Seja como for, Al-Rashid mandou detonar o Palácio Badi em Marrakech, mas ficou meio cioso de mandar destruir as tumbas dos Saadi, pois isso poderia ser desrespeitoso demais e ainda dar mau agouro. As Tumbas Saadianas eram onde as pessoas importantes da Dinastia Saadi, que governou antes, eram enterradas com pompa, em mármore italiano. A solução foi selá-las pra que ninguém as visse. Elas só foram redescobertas em 1917, quando os franceses fizeram voos de reconhecimento na região e notaram algo escondido entre as muralhas.

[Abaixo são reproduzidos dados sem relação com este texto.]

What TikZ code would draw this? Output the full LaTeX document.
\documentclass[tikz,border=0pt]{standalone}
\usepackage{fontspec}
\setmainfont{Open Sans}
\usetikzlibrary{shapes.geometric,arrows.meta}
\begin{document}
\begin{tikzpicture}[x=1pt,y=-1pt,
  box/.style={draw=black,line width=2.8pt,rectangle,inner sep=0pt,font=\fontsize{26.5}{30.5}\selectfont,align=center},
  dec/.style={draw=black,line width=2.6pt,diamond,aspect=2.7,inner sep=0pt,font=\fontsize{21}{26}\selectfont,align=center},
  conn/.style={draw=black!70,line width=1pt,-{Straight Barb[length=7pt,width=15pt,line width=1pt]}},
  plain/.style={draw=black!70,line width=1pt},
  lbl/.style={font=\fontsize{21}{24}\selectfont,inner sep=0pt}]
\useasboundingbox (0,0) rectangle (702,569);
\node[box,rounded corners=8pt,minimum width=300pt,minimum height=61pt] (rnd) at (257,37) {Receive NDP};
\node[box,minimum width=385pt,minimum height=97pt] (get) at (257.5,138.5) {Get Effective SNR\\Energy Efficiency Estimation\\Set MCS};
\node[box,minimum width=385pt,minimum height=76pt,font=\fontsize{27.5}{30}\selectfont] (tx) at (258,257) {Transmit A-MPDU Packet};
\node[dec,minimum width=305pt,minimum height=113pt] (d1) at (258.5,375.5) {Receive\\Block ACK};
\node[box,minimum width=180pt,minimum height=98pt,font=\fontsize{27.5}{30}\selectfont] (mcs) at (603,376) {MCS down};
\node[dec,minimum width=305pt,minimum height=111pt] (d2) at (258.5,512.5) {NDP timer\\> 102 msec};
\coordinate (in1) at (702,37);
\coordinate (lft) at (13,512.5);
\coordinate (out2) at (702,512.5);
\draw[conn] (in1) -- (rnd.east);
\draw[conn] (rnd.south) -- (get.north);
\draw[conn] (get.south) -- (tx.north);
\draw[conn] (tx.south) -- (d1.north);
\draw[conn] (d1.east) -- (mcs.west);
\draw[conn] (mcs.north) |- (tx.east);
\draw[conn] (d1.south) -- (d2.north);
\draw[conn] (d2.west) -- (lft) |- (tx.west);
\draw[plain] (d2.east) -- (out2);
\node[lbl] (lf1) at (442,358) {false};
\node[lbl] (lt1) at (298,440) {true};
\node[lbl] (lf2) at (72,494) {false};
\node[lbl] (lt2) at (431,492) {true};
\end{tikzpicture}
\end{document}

As Tumbas Saadianas são hoje abertas à visitação, e é o único lugar onde você ainda encontra o mármore italiano e as decorações intactas, não-pilhadas. É uma visita curta, mas custa 1 euro e vale a pena.

Fica pra você que acha que os políticos de hoje são os únicos a chegarem e quererem desmanchar o que os antecessores fizeram. Naquela época faziam muito pior.
Exterior e muralhas das Tumbas Saadianas, com o vozinho marroquino passando.
Interior, e tumbas de pessoas menos importantes ligados aos Saadi (serviçais e outros) nos jardins.
Tumbas dos sultões Saadi, decoradas com mármore italiano.
Detalhes das decorações.

Bom, isso encerra a visitação em Marrakech. Deixo vocês com algumas fotos da Mesquita de Koutoubia à noite, na Marrakech de hoje. É hora de zarpar rumo ao Deserto do Saara e de conhecer outras partes do Marrocos.

Em breve, Mairon no Deserto do Saara.

Um comentário:

  1. Da hora esta visita Mairon!!!
    Isso me faz lembrar que uma vez um cara escreveu "a palavra Luxo representa esplendor. Deveria ter vindo então de Luxor (que é no Egito), que inspirou o homem a fazer templos para neles seu ego morar".
    Com tanto luxo em mármore, faz até sentido, né?